4. Mobile-first in emerging markets isn't optional.

In 2012, many companies built desktop sites then shrunk them for mobile. Citilink bet that mobile would be primary for Indonesian travelers. This prediction was right—but it required committing design and engineering resources to mobile early, when desktop still generated more traffic. That early commitment became a competitive advantage within a year.

5. Post-booking experience matters as much as booking.

Airlines focus on conversion (getting customers to complete purchase). Citilink's redesign recognized that the journey doesn't end at purchase. Where's the gate? What time does it board? Can I rent a car? Which hotel is nearby? Integrating post-booking services turned the website from a transactional tool into a travel platform, increasing engagement and retention.

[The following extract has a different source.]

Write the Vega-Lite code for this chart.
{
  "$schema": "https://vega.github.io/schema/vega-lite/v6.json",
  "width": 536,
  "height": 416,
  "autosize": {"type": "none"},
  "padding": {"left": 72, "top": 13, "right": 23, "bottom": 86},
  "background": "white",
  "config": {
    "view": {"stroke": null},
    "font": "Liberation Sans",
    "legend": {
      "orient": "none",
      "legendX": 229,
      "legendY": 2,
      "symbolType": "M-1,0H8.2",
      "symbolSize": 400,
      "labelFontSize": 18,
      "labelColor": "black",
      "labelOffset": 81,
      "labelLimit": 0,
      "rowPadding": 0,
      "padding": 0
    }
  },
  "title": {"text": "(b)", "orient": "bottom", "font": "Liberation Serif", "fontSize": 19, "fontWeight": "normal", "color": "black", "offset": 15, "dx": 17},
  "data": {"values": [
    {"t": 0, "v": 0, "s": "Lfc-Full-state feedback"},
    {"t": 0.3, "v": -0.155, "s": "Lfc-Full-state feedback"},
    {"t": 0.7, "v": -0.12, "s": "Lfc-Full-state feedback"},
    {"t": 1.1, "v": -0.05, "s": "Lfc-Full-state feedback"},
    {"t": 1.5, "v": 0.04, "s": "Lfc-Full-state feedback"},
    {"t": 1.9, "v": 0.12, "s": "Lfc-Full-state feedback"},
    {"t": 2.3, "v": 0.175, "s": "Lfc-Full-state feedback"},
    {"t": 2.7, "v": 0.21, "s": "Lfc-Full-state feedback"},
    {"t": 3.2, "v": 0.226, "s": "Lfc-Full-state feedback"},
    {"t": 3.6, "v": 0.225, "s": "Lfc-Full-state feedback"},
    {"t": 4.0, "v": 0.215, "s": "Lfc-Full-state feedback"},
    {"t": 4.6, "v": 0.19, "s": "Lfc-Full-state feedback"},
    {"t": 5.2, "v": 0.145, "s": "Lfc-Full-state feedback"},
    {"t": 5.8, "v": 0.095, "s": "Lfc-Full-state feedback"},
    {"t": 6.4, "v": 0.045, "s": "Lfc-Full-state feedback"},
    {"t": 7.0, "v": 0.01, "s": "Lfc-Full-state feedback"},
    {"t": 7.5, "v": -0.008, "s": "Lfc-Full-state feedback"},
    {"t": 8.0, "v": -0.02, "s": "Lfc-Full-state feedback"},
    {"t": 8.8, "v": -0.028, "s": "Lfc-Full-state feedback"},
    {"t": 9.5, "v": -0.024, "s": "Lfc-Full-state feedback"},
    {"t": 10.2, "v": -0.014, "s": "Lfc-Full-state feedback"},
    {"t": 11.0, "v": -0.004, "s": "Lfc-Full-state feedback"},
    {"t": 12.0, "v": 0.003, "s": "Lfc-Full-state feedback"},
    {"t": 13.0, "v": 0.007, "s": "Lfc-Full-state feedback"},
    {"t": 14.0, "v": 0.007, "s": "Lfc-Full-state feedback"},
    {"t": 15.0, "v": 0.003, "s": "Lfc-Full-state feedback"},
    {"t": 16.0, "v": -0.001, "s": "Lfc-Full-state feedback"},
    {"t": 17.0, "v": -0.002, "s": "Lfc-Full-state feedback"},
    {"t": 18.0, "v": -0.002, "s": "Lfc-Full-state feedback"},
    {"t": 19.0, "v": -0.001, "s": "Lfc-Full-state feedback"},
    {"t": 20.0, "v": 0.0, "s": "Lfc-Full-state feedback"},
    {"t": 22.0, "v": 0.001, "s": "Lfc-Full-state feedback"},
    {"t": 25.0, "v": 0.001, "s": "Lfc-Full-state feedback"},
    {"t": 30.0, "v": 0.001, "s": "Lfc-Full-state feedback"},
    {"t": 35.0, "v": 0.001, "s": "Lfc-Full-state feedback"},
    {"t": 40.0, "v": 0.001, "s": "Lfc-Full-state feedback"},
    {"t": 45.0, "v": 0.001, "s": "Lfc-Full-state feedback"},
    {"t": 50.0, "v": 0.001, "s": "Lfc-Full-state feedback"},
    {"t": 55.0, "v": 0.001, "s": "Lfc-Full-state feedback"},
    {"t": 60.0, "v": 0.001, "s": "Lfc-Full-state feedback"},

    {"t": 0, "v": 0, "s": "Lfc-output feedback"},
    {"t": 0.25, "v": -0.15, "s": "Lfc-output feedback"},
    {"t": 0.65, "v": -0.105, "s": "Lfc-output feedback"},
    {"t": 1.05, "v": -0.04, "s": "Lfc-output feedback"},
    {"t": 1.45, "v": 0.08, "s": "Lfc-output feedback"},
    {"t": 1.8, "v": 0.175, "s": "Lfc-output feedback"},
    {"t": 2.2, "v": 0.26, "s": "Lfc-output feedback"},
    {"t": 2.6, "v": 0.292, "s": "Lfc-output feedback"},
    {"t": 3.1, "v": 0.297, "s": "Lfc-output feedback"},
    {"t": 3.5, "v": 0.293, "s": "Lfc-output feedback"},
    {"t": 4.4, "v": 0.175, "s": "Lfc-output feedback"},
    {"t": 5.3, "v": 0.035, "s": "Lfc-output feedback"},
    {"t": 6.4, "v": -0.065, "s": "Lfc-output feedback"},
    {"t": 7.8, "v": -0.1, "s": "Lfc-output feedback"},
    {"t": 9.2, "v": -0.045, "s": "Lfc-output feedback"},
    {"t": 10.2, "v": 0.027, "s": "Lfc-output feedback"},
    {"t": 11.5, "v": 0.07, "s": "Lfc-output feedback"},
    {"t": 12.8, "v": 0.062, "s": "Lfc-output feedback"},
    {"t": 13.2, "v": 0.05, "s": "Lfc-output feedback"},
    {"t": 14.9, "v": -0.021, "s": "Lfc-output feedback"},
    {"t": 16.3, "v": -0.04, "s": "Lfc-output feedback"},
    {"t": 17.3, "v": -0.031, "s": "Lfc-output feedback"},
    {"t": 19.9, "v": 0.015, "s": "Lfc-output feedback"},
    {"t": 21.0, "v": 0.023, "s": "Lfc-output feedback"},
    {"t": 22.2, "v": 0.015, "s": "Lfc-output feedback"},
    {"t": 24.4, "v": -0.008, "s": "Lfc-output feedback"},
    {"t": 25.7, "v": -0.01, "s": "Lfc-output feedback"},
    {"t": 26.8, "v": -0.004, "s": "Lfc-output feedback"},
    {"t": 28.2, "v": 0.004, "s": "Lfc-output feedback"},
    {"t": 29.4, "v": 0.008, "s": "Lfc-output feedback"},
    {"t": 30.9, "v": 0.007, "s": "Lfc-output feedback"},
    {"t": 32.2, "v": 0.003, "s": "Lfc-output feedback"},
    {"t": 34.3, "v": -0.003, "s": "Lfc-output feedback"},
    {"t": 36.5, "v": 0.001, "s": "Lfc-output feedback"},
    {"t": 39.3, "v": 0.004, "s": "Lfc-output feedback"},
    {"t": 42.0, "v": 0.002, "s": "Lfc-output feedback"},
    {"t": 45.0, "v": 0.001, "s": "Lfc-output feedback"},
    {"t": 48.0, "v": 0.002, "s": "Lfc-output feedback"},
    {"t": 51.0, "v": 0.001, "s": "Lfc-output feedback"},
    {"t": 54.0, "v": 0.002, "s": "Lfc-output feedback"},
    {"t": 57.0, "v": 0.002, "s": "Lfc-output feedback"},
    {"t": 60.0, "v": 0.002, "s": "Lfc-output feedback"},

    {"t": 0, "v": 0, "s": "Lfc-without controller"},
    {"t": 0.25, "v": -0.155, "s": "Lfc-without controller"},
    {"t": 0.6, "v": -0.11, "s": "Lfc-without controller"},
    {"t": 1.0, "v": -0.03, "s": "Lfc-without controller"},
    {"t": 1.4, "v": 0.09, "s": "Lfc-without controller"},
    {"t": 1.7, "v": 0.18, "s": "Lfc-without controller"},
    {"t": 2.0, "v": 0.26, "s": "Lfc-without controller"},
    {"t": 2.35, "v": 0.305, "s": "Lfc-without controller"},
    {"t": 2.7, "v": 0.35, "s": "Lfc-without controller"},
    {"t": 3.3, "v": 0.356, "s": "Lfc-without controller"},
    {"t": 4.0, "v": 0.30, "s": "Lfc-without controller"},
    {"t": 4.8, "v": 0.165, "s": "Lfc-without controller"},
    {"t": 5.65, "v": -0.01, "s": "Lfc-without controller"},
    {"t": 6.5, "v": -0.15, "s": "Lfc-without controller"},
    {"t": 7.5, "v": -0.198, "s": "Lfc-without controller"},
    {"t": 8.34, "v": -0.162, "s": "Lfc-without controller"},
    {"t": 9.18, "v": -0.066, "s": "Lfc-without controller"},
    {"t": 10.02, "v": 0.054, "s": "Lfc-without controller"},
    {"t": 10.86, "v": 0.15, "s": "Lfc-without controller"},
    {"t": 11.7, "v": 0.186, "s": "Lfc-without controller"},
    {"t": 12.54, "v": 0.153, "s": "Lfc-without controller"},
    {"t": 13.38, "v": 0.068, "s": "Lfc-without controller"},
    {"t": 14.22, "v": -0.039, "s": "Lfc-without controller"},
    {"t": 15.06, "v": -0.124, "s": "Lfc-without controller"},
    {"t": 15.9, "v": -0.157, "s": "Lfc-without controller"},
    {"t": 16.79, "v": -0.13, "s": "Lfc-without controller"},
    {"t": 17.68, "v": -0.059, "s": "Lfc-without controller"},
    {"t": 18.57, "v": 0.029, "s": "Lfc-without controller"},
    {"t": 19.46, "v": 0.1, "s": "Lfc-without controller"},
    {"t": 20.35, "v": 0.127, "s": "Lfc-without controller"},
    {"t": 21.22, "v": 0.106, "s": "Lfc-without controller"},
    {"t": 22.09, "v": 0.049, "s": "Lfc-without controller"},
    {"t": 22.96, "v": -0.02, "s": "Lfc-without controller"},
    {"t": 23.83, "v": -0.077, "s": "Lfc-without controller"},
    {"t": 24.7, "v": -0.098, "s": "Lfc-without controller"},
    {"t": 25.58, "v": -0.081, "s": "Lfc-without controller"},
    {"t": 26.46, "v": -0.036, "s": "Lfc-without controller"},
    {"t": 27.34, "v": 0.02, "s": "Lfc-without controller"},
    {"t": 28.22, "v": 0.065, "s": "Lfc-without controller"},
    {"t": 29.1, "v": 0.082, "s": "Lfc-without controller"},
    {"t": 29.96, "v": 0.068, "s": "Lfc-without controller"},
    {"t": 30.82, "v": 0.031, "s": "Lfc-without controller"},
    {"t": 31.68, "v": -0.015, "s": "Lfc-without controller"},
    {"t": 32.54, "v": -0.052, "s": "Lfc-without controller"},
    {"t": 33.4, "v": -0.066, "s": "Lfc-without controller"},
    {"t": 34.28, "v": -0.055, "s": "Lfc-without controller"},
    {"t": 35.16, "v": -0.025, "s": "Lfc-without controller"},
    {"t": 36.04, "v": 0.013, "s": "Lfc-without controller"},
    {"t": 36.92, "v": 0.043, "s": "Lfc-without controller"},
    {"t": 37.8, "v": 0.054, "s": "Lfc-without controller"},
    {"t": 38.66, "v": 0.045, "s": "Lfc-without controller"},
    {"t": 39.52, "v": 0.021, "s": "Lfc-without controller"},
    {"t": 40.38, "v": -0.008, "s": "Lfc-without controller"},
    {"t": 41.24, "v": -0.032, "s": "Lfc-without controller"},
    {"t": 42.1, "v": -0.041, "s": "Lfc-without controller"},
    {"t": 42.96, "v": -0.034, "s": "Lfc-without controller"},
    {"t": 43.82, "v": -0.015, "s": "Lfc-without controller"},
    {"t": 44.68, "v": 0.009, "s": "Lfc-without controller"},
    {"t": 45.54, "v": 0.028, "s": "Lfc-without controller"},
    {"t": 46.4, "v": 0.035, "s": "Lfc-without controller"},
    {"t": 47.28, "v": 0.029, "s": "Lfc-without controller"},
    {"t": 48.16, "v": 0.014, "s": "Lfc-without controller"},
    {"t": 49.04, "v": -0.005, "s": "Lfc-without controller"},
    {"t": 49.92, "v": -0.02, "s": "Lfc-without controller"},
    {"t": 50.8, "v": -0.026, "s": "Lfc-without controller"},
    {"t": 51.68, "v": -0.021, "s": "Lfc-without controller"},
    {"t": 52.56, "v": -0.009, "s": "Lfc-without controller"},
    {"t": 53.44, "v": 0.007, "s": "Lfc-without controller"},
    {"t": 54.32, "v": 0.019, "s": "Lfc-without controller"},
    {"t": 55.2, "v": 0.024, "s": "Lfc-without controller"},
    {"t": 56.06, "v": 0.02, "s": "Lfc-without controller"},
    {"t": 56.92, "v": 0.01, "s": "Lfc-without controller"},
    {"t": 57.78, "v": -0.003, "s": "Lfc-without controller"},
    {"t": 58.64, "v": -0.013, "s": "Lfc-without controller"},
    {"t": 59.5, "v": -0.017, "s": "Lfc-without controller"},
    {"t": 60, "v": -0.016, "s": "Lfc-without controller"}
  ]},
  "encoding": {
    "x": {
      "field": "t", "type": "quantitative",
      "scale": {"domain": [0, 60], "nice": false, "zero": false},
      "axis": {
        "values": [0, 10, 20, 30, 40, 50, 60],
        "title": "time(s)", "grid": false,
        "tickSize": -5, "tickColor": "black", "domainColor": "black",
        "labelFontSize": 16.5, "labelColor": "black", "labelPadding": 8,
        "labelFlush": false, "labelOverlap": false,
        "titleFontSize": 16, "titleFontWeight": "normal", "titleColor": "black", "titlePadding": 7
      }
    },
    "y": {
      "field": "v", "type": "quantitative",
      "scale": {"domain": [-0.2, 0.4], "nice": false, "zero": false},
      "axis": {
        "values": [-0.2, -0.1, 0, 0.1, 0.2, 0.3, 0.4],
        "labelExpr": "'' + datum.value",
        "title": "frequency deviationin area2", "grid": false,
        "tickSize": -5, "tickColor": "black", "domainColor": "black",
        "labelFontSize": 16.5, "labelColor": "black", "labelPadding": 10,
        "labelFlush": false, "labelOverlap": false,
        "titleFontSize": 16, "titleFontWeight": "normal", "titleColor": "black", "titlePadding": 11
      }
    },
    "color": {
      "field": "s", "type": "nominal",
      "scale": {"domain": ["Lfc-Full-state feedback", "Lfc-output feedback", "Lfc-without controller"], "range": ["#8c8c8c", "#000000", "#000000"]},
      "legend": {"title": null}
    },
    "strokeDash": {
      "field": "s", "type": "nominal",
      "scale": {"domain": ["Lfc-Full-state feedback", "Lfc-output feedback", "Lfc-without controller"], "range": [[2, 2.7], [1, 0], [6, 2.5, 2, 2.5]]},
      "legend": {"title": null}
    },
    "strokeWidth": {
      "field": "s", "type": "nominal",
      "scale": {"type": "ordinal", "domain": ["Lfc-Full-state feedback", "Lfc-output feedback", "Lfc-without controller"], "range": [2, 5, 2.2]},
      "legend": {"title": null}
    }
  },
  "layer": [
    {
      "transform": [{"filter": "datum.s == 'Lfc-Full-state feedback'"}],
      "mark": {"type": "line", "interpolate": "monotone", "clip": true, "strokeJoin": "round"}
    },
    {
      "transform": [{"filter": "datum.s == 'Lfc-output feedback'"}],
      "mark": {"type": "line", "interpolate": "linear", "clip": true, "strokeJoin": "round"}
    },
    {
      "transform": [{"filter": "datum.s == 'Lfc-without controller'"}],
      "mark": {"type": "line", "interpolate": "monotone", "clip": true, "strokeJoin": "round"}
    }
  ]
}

Strategic Insights for the C-Suite

1. Operational independence requires digital infrastructure investment.

When Citilink became independent, management could have treated the website redesign as nice-to-have. Instead, they recognized it as essential infrastructure. An independent airline needs digital systems that reflect its operational reality in real-time. This isn't a marketing expense; it's an operational cost. Budget accordingly.

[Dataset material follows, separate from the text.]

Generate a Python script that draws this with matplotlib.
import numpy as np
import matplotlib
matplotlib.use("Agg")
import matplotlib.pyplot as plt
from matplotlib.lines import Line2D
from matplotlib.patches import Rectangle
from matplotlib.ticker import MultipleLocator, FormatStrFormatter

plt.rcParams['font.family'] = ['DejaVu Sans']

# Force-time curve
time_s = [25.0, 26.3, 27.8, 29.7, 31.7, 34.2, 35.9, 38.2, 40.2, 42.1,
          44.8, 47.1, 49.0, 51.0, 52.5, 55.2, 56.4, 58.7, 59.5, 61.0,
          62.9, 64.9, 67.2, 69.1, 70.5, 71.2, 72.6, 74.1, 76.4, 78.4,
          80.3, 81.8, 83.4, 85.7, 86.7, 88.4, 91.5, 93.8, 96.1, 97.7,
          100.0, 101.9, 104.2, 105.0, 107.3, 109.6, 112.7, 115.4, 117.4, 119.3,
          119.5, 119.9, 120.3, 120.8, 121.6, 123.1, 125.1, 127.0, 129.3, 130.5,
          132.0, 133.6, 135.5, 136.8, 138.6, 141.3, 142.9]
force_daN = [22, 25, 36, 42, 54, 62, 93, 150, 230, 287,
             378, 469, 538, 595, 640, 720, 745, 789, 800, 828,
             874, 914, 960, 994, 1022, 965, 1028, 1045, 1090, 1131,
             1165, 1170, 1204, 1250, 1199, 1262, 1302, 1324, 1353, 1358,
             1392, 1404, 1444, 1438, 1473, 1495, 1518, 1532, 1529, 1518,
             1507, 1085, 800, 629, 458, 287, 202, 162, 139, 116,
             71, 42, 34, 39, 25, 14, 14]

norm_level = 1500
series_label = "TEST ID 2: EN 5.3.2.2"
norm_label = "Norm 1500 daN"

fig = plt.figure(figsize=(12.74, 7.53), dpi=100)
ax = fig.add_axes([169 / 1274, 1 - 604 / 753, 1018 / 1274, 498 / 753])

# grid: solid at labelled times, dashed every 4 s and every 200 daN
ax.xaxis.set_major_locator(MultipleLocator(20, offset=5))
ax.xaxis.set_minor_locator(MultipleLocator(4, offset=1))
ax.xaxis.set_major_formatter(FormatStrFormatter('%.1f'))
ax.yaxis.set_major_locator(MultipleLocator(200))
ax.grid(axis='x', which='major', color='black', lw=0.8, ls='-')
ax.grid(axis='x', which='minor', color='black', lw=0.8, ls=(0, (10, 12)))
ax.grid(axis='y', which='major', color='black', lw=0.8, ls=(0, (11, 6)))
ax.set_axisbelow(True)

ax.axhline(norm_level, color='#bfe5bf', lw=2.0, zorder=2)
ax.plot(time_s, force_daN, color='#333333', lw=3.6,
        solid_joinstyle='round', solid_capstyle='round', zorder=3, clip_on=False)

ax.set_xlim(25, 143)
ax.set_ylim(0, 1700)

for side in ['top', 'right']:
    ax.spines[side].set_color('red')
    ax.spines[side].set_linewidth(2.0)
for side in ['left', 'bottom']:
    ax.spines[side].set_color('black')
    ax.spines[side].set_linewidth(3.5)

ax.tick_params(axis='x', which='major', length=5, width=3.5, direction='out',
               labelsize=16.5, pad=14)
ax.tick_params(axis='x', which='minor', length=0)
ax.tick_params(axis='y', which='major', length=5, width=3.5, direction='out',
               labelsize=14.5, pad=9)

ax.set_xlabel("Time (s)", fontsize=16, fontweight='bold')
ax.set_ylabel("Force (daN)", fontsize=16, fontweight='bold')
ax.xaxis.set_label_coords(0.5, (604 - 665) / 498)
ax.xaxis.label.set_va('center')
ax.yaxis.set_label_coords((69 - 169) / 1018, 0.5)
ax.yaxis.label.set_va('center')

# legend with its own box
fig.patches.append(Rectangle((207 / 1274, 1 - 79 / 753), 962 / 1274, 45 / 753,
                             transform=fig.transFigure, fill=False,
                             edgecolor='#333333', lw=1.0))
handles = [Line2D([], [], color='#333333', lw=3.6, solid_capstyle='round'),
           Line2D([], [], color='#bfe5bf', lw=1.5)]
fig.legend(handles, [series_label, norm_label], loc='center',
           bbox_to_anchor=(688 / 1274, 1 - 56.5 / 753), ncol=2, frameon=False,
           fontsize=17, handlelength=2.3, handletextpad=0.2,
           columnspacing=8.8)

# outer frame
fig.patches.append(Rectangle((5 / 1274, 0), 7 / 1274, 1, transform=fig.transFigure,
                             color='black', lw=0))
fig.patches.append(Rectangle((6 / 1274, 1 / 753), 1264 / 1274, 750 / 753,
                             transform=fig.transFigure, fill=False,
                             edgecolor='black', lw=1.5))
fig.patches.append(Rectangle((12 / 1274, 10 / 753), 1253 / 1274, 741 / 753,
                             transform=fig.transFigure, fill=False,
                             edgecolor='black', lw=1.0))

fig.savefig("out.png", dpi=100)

2. In fast-growth markets, design debt accelerates faster than you expect.

Citilink's 36% growth masked design problems. Everything felt fine because everything was growing. But design debt—confusing workflows, scattered information—compounds with scale. By the time you notice the problem, you're already losing efficiency. In high-growth environments, schedule regular design audits against current operational complexity, not against historical standards.

3. Information hierarchy is operational leverage.

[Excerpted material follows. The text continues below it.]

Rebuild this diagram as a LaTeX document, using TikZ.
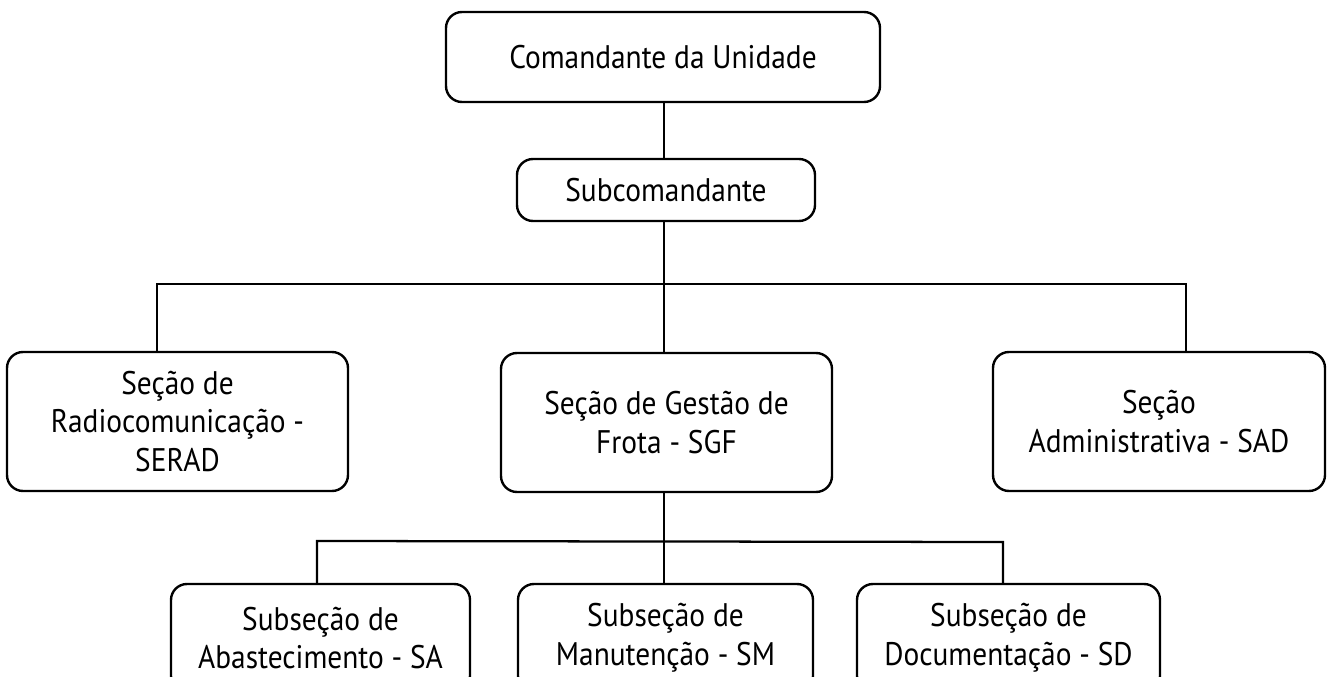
\documentclass[tikz,border=0pt]{standalone}
\usepackage{fontspec}
\setmainfont[FakeStretch=0.9]{PT Sans}
\begin{document}
\begin{tikzpicture}[x=0.75pt,y=-0.75pt,
  box/.style={draw, line width=1.8pt, rounded corners=12pt, align=center,
    inner sep=0pt, font=\fontsize{24.5pt}{29pt}\selectfont},
  link/.style={draw, line width=1.7pt}]
\useasboundingbox (0,0) rectangle (1329,677);
\clip (0,0) rectangle (1329,677);
\node[box, minimum width={434*0.75pt}, minimum height={90*0.75pt}] (top) at (663,57) {Comandante da Unidade};
\node[box, minimum width={298*0.75pt}, minimum height={62*0.75pt}] (sub) at (666,190) {Subcomandante};
\node[box, minimum width={341*0.75pt}, minimum height={139*0.75pt}] (serad) at (177.5,421.5) {Seção de\\Radiocomunicação -\\SERAD};
\node[box, minimum width={331*0.75pt}, minimum height={139*0.75pt}] (sgf) at (666.5,422.5) {Seção de Gestão de\\Frota - SGF};
\node[box, minimum width={332*0.75pt}, minimum height={139*0.75pt}] (sad) at (1159,421.5) {Seção\\Administrativa - SAD};
\node[box, minimum width={299*0.75pt}, minimum height={108*0.75pt}] (sa) at (320.5,638) {Subseção de\\Abastecimento - SA};
\node[box, minimum width={295*0.75pt}, minimum height={108*0.75pt}] (sm) at (665.5,638) {Subseção de\\Manutenção - SM};
\node[box, minimum width={303*0.75pt}, minimum height={108*0.75pt}] (sd) at (1008.5,638) {Subseção de\\Documentação - SD};
\coordinate (vx) at (664,0);
\coordinate (barL) at (157,284);
\coordinate (barR) at (1186,284);
\coordinate (bar2L) at (317,541);
\coordinate (bar2R) at (1003,542);
\draw[link] (top.south -| vx) -- (sub.north -| vx);
\draw[link] (sub.south -| vx) -- (sgf.north -| vx);
\draw[link] (serad.north -| barL) -- (barL) -- (barR) -- (sad.north -| barR);
\draw[link] (sgf.south -| vx) -- (sm.north -| vx);
\draw[link] (sa.north -| bar2L) -- (bar2L) -- (bar2R) -- (sd.north -| bar2R);
\end{tikzpicture}
\end{document}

Most airline websites treat all information equally. Citilink's redesign created an explicit hierarchy: some information was prominent, some was one click away, some was buried. This required hard choices about what mattered most. But those choices paid off operationally: travelers found answers faster, support calls dropped, and the brand felt more trustworthy. Clarity is a feature, not an aesthetic preference.

4. Low-cost carriers can win on transparency, not just price.

The conventional wisdom: low-cost carriers compete on price alone. Citilink's approach suggested otherwise. By making information transparent—real-time status, clear policies, honest pricing—they built trust that discounting alone doesn't create. This became especially valuable in later years as competitors matched prices but couldn't match trust.

5. Ancillaries should feel like help, not extraction.

Ancillary revenue is margin for low-cost carriers. But offering it aggressively ("Would you like to pay extra for this?") creates friction and reputation damage. Citilink's approach—integrate ancillaries as conveniences within the travel flow—generated comparable revenue with better customer experience. The product design question isn't "How do we maximize ancillary revenue?" but "How do we make ancillaries feel helpful?"